Records with drawing code:
..............................
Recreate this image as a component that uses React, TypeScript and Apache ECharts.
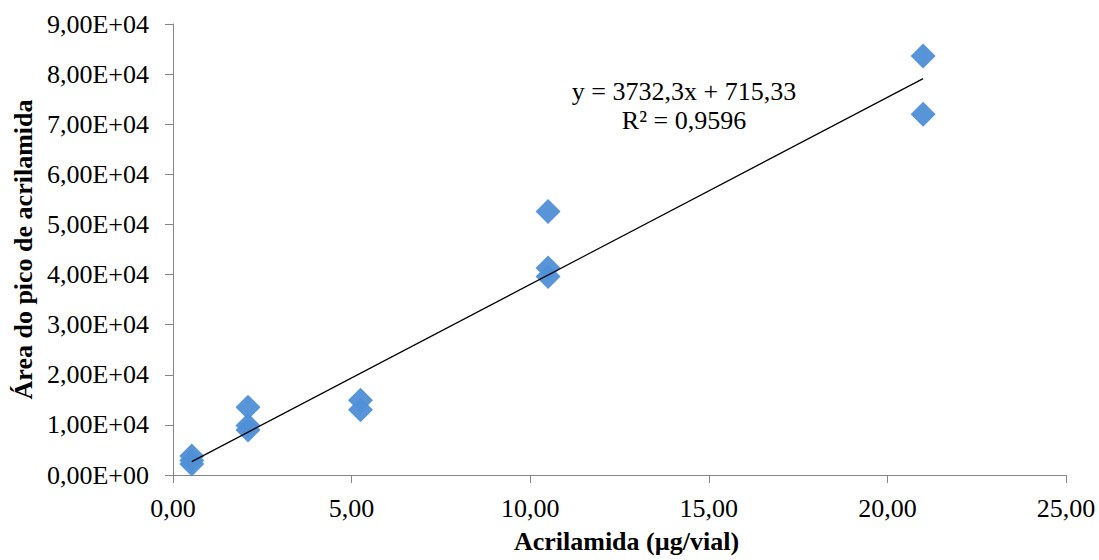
import React, { useEffect, useRef } from "react";
import * as echarts from "echarts";

const xConc: number[] = [0.525, 0.525, 0.525, 2.1, 2.1, 2.1, 5.25, 5.25, 10.5, 10.5, 10.5, 21, 21];
const yArea: number[] = [3800, 2900, 2200, 13500, 9900, 9000, 14900, 13000, 52600, 41300, 39600, 83600, 72000];
const slope = 3732.3;
const intercept = 715.33;
const trendX: number[] = [0.525, 21];
const equationLines: string[] = ["y = 3732,3x + 715,33", "R² = 0,9596"];

const fmtY = (v: number) => (v === 0 ? "0,00E+00" : (v / 10000).toFixed(2).replace(".", ",") + "E+04");
const fmtX = (v: number) => v.toFixed(2).replace(".", ",");

export default function App() {
  const ref = useRef<HTMLDivElement>(null);
  useEffect(() => {
    if (!ref.current) return;
    const chart = echarts.init(ref.current, undefined, { renderer: "svg" });
    const font = "Liberation Serif";
    const axisCommon = {
      axisLine: { show: true, lineStyle: { color: "#868686", width: 1 } },
      axisTick: { show: true, length: 8, lineStyle: { color: "#868686" } },
      splitLine: { show: false },
    };
    chart.setOption({
      animation: false,
      backgroundColor: "#ffffff",
      grid: { left: 173, right: 33, top: 24, bottom: 85 },
      xAxis: {
        type: "value",
        min: 0,
        max: 25,
        interval: 5,
        ...axisCommon,
        axisLabel: { formatter: fmtX, color: "#000", fontFamily: font, fontSize: 26, margin: 20 },
        name: "Acrilamida (µg/vial)",
        nameLocation: "middle",
        nameGap: 53,
        nameTextStyle: { color: "#000", fontFamily: font, fontSize: 26, fontWeight: "bold", padding: [0, 0, 0, 14] },
      },
      yAxis: {
        type: "value",
        min: 0,
        max: 90000,
        interval: 10000,
        ...axisCommon,
        axisLabel: { formatter: fmtY, color: "#000", fontFamily: font, fontSize: 26, margin: 24 },
        name: "Área do pico de acrilamida",
        nameLocation: "middle",
        nameGap: 130,
        nameRotate: 90,
        nameTextStyle: { color: "#000", fontFamily: font, fontSize: 26, fontWeight: "bold" },
      },
      series: [
        {
          type: "scatter",
          data: xConc.map((x, i) => [x, yArea[i]]),
          symbol: "diamond",
          symbolSize: 25,
          itemStyle: { color: "#4f8fd6", opacity: 0.95 },
          z: 2,
        },
        {
          type: "line",
          data: trendX.map((x) => [x, slope * x + intercept]),
          showSymbol: false,
          symbol: "none",
          lineStyle: { color: "#000", width: 1.2 },
          z: 3,
        },
      ],
      graphic: [
        {
          type: "text",
          x: 684,
          y: 77,
          style: {
            text: equationLines.join("\n"),
            fontFamily: font,
            fontSize: 26,
            fill: "#000",
            align: "center",
            verticalAlign: "top",
            lineHeight: 29,
          },
        },
      ],
    });
    return () => chart.dispose();
  }, []);
  return (
    <div
      ref={ref}
      style={{ position: "absolute", left: 0, top: 0, width: 1099, height: 560 }}
    />
  );
}
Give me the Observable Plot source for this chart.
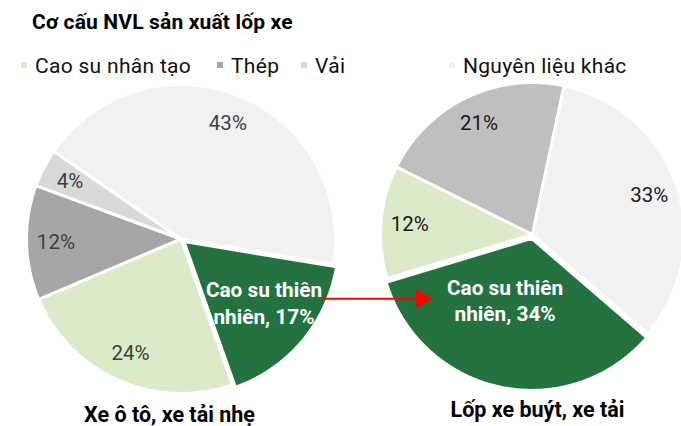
<!DOCTYPE html>
<html><head><meta charset="utf-8">
<script src="https://cdn.jsdelivr.net/npm/d3@7"></script>
<script src="https://cdn.jsdelivr.net/npm/@observablehq/plot@0.6"></script>
<style>
html,body{margin:0;padding:0;background:#fff;}
body{width:681px;height:426px;position:relative;overflow:hidden;font-family:Roboto,"Noto Sans",sans-serif;}
#title{position:absolute;left:32px;top:12px;font-size:21px;font-weight:700;line-height:20px;color:#000;white-space:nowrap;letter-spacing:0.15px;}
.lg{position:absolute;top:55.5px;font-size:21px;line-height:20px;color:#111;white-space:nowrap;letter-spacing:0.3px;}
.sw{position:absolute;width:6px;height:6px;top:62px;}
#chart{position:absolute;left:0;top:80px;}
</style></head><body>
<div id="title">Cơ cấu NVL sản xuất lốp xe</div>
<div id="legend"></div>
<div id="chart"></div>
<script>
// ---- data ----
const carCategories = ["Cao su thiên nhiên", "Cao su nhân tạo", "Thép", "Vải", "Nguyên liệu khác"];
const carValues = [17, 24, 12, 4, 43];
const busCategories = ["Cao su thiên nhiên", "Cao su nhân tạo", "Thép", "Nguyên liệu khác"];
const busValues = [34, 12, 21, 33];
const legendLabels = ["Cao su nhân tạo", "Thép", "Vải", "Nguyên liệu khác"];
const pieTitles = ["Xe ô tô, xe tải nhẹ", "Lốp xe buýt, xe tải"];
const highlight = "Cao su thiên nhiên";

// ---- styles / layout ----
const palette = {"Cao su thiên nhiên": "#23723f", "Cao su nhân tạo": "#dbeac8", "Thép": "#a6a6a6", "Vải": "#d9d9d9", "Nguyên liệu khác": "#f1f1f1"};
const busPalette = {...palette, "Thép": "#bfbfbf"};
const W = 681, H = 346, TOP = 80;
const legendX = [35, 231, 315, 463];
const pies = [
  {cats: carCategories, values: carValues, palette, cx: 180.5, cy: 238.5 - TOP, r: 154.5, start: 99.4,
   labelColor: "#404040", title: pieTitles[0], titleX: 169, titleY: 334.7, hlNudge: [3, -4], hlFactor: 0.65},
  {cats: busCategories, values: busValues, palette: busPalette, cx: 532, cy: 234 - TOP, r: 152, start: 130.8,
   labelColor: "#1a1a1a", title: pieTitles[1], titleX: 537, titleY: 330, hlNudge: [-13, -3], hlFactor: 0.43}
];
const explode = 4, labelFactor = 0.81;
const arrow = {x1: 322, x2: 416, y: 218.3, tip: 421};

// legend (HTML, above the SVG)
const lg = document.getElementById("legend");
legendLabels.forEach((t, i) => {
  const sw = document.createElement("div");
  sw.className = "sw"; sw.style.left = (legendX[i] - 14) + "px"; sw.style.background = palette[t];
  const tx = document.createElement("div");
  tx.className = "lg"; tx.style.left = legendX[i] + "px"; tx.textContent = t;
  lg.appendChild(sw); lg.appendChild(tx);
});

// build slices via d3.pie
const slicePts = [], labels = [], titles = [];
pies.forEach((p, pi) => {
  const arcs = d3.pie().sort(null).startAngle(p.start * Math.PI / 180).endAngle(p.start * Math.PI / 180 + 2 * Math.PI)(p.values);
  arcs.forEach((a, i) => {
    const cat = p.cats[i];
    const mid = (a.startAngle + a.endAngle) / 2;
    const e = cat === highlight ? explode : 0;
    const ox = p.cx + e * Math.sin(mid), oy = p.cy - e * Math.cos(mid);
    const key = pi + "-" + i, color = p.palette[cat];
    slicePts.push({key, color, x: ox, y: oy});
    const n = Math.max(2, Math.ceil((a.endAngle - a.startAngle) * 180 / Math.PI));
    for (let k = 0; k <= n; k++) {
      const ang = a.startAngle + (a.endAngle - a.startAngle) * k / n;
      slicePts.push({key, color, x: ox + p.r * Math.sin(ang), y: oy - p.r * Math.cos(ang)});
    }
    const isH = cat === highlight;
    const f = isH ? p.hlFactor : labelFactor;
    labels.push({
      x: ox + f * p.r * Math.sin(mid) + (isH ? p.hlNudge[0] : 0),
      y: oy - f * p.r * Math.cos(mid) + (isH ? p.hlNudge[1] : 0),
      text: isH ? "Cao su thiên\nnhiên, " + p.values[i] + "%" : p.values[i] + "%",
      color: isH ? "#ffffff" : p.labelColor,
      weight: isH ? "bold" : "normal"
    });
  });
  titles.push({x: p.titleX, y: p.titleY, text: p.title});
});

const chart = Plot.plot({
  width: W, height: H, margin: 0,
  x: {domain: [0, W], range: [0, W], axis: null},
  y: {domain: [0, H], range: [0, H], axis: null},
  color: {type: "identity"},
  style: {fontFamily: "Roboto, sans-serif", background: "transparent", overflow: "visible"},
  marks: [
    Plot.line(slicePts, {x: "x", y: "y", z: "key", fill: "color", stroke: "#ffffff", strokeWidth: 3, strokeLinejoin: "round", curve: "linear-closed"}),
    Plot.text(labels.filter(d => d.weight === "normal"), {x: "x", y: "y", text: "text", fill: "color", fontSize: 20.5}),
    Plot.text(labels.filter(d => d.weight === "bold"), {x: "x", y: "y", text: "text", fill: "color", fontSize: 20.8, fontWeight: "bold", lineHeight: 1.27}),
    Plot.text(titles, {x: "x", y: "y", text: "text", fill: "#000", fontSize: 21.5, fontWeight: "bold", letterSpacing: 0.3}),
    Plot.link([arrow], {x1: "x1", x2: "x2", y1: "y", y2: "y", stroke: "#ff0000", strokeWidth: 2}),
    Plot.dot([arrow], {x: "tip", y: "y", symbol: "triangle", r: 7, rotate: 90, fill: "#ff0000", stroke: "none"})
  ]
});
document.getElementById("chart").appendChild(chart);
</script>
</body></html>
..............................
» **TASK INSTRUCTIONS**: Set down again, exactly, the lines of the material above from its first line to the one with "const fmtX = (v: number)", inclusive. Leave the pictures out.

» **FINISHED ANSWER**:
Recreate this image as a component that uses React, TypeScript and Apache ECharts.
import React, { useEffect, useRef } from "react";
import * as echarts from "echarts";

const xConc: number[] = [0.525, 0.525, 0.525, 2.1, 2.1, 2.1, 5.25, 5.25, 10.5, 10.5, 10.5, 21, 21];
const yArea: number[] = [3800, 2900, 2200, 13500, 9900, 9000, 14900, 13000, 52600, 41300, 39600, 83600, 72000];
const slope = 3732.3;
const intercept = 715.33;
const trendX: number[] = [0.525, 21];
const equationLines: string[] = ["y = 3732,3x + 715,33", "R² = 0,9596"];

const fmtY = (v: number) => (v === 0 ? "0,00E+00" : (v / 10000).toFixed(2).replace(".", ",") + "E+04");
const fmtX = (v: number) => v.toFixed(2).replace(".", ",");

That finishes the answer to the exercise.